This Gift is a whirlwind of tarnished sixties glamour and post-millennial celebrity culture, cult-films and literary classics. Executed in contrasting honeyed and caustic tones, with the arresting songwriting and fervent performance that is Sons And Daughters.

It is the work of a band eclipsing its own distinct and critically acclaimed reputation, reaching beyond the elegantly crafted boundaries of their previous records with a new ambition and richness of sound. The product of the bands own characteristic intensity and the combative challenge set by the albums famously uncompromising producer Bernard Butler. “He’s very, very tough.

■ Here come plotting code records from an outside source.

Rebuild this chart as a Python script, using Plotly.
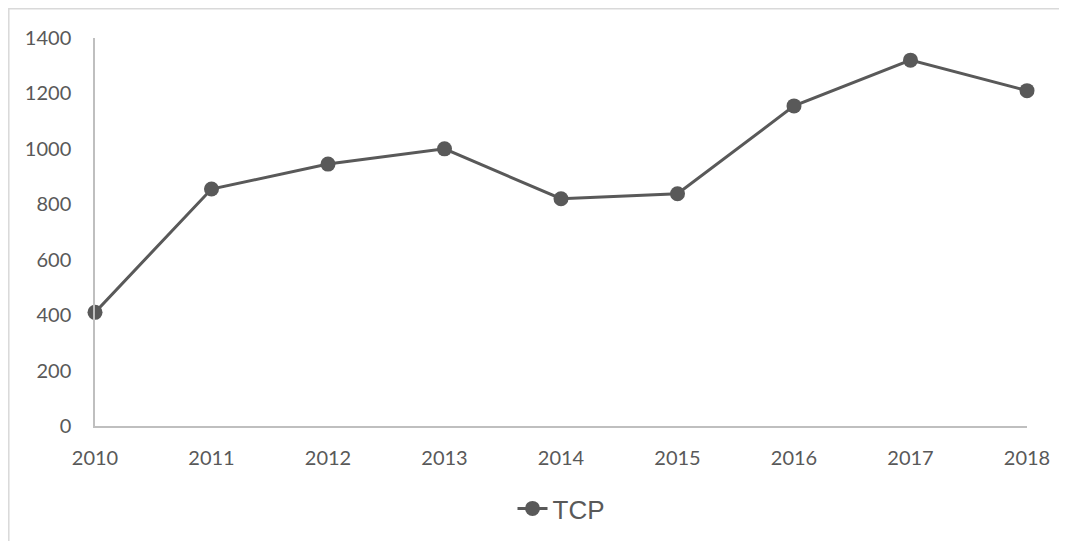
import plotly.graph_objects as go

years = [2010, 2011, 2012, 2013, 2014, 2015, 2016, 2017, 2018]
tcp = [410, 855, 945, 1000, 820, 838, 1155, 1320, 1210]
y_ticks = [0, 200, 400, 600, 800, 1000, 1200, 1400]

GREY = "#595959"
AXIS = "#bfbfbf"

fig = go.Figure()
fig.add_trace(go.Scatter(
    x=years, y=tcp, name="TCP", mode="lines+markers",
    line=dict(color=GREY, width=3),
    marker=dict(color=GREY, size=15),
    cliponaxis=False,
))

# light chart-area frame, cut off at the right and bottom like the source
fig.add_shape(type="rect", xref="paper", yref="paper",
              x0=-0.0925, x1=1.2, y0=-0.4, y1=1.0754,
              line=dict(color="#d9d9d9", width=1.5), layer="below")

# the page adds an 8px body margin, margins below are shifted for that
fig.update_layout(
    width=1067, height=541,
    margin=dict(l=87, r=48, t=30, b=123),
    paper_bgcolor="white", plot_bgcolor="white",
    font=dict(family="Lato, Open Sans, sans-serif", color=GREY, size=20),
    showlegend=True,
    legend=dict(orientation="h", x=0.5, xanchor="center", y=-0.152, yanchor="top",
                font=dict(family="Liberation Sans, Arial, sans-serif", size=26, color=GREY)),
    xaxis=dict(range=[2010, 2018], tickvals=years, ticktext=[str(y) for y in years],
               showgrid=False, zeroline=False, showline=True, linecolor=AXIS, linewidth=1.5,
               ticks="", ticklabelstandoff=13),
    yaxis=dict(range=[0, 1400], tickvals=y_ticks, showgrid=False, zeroline=False,
               showline=True, linecolor=AXIS, linewidth=1.5, ticks="", ticklabelstandoff=18),
)

fig.write_html("out.html")
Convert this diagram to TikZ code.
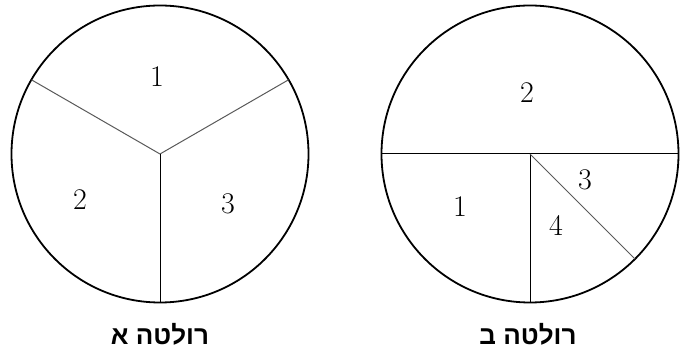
\documentclass[tikz,border=0pt]{standalone}
\usepackage{fontspec}
\newfontfamily\hebfont[Script=Hebrew]{Liberation Sans}
\TeXXeTstate=1
\usetikzlibrary{positioning}
\tikzset{
    % Wheel outline
    wheelnode/.style={
        circle,
        draw=black,
        line width=1.8pt,
        minimum size=297pt,
        inner sep=0pt,
        outer sep=0pt
    },
    % Divider between sectors
    divider/.style={
        line width=1pt,
        draw=black
    },
    % Slanted divider (looks lighter)
    slantdivider/.style={
        divider,
        draw=black!65
    },
    % Sector number
    sectorlabel/.style={
        font=\fontsize{30}{30}\selectfont,
        inner sep=0pt
    },
    % Caption under a wheel
    captionlabel/.style={
        font=\hebfont\bfseries\fontsize{26}{26}\selectfont,
        inner sep=0pt
    }
}
\begin{document}
\begin{tikzpicture}[x=1pt,y=-1pt]
    \useasboundingbox (0,0) rectangle (685,352);
    % wheel A
    \node[wheelnode] (wheelA) at (160,154) {};
    \draw[slantdivider] (wheelA.center) -- (wheelA.150);
    \draw[slantdivider] (wheelA.center) -- (wheelA.30);
    \draw[divider] (wheelA.center) -- (wheelA.270);
    \node[sectorlabel] (a1) at (157,77) {1};
    \node[sectorlabel] (a2) at (80,200) {2};
    \node[sectorlabel] (a3) at (228,204) {3};
    \node[captionlabel] (capA) at (160,334) {\beginR רולטה א\endR};
    % wheel B
    \node[wheelnode] (wheelB) at (530,154) {};
    \draw[divider] (wheelB.180) -- (wheelB.0);
    \draw[divider] (wheelB.center) -- (wheelB.270);
    \draw[slantdivider] (wheelB.center) -- (wheelB.315);
    \node[sectorlabel] (b2) at (527,93) {2};
    \node[sectorlabel] (b1) at (460,207) {1};
    \node[sectorlabel] (b3) at (585,180) {3};
    \node[sectorlabel] (b4) at (556,225) {4};
    \node[captionlabel] (capB) at (528,334) {\beginR רולטה ב\endR};
\end{tikzpicture}
\end{document}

He doesn’t sugar-coat anything.” Explains Scott Patterson of the former Suede guitarist.  Approached by Domino’s Laurence Bell to produce the album, Butler agreed under the proviso that the band take whatever punches he threw at them,  “They played me their new songs. I thought that they had a lot of drama and passion, but needed channelling.  My message to them was: don’t be afraid of writing pop songs.  I only had to bring out what was already there...”  Band and producer found common ground in mutual appreciation of Joe Meek, The Smiths, the unspoken truths of provincial Britain, and the swinging girl groups of pop’s golden age. The result? An album that races from the rasping Gilt Complex, through the souring Split Lips - featuring Robbie Stern of Cajun Dance Party on violin - to the Edwyn Collins strut of The Nest. Hits driving garage rock on Rebel With The Ghost via 60s girl-group stomps Darling and Flags, and all along hints at the bands ability to conjure up atmospheres of disturbing unease, most notably on Iodine and the desert rock meets Gaelic war cry of the title track. For the last five years Sons And Daughters have fashioned a distinct sound, image and story. Inspired by the melancholy storytelling of Lee Hazlewood, the lyricism of Bill Callaghan and Leonard Cohen, and the raw power of country, blues and folk.  The Glasgow-based four-piece breathed life into this world through the punk blues of 2004s debut Love The Cup and 2005’s The Repulsion Box.  Winning fans in Nick Cave, Franz Ferdinand and the critics who marked Sons And Daughters out as a unique group of fine taste and judgment. With This Gift, Sons And Daughters have completed a remarkable coup.  Raging against the constrains of a genre they created, taking on the vision of an idealized Britain, and in turn creating the most powerful of pop records.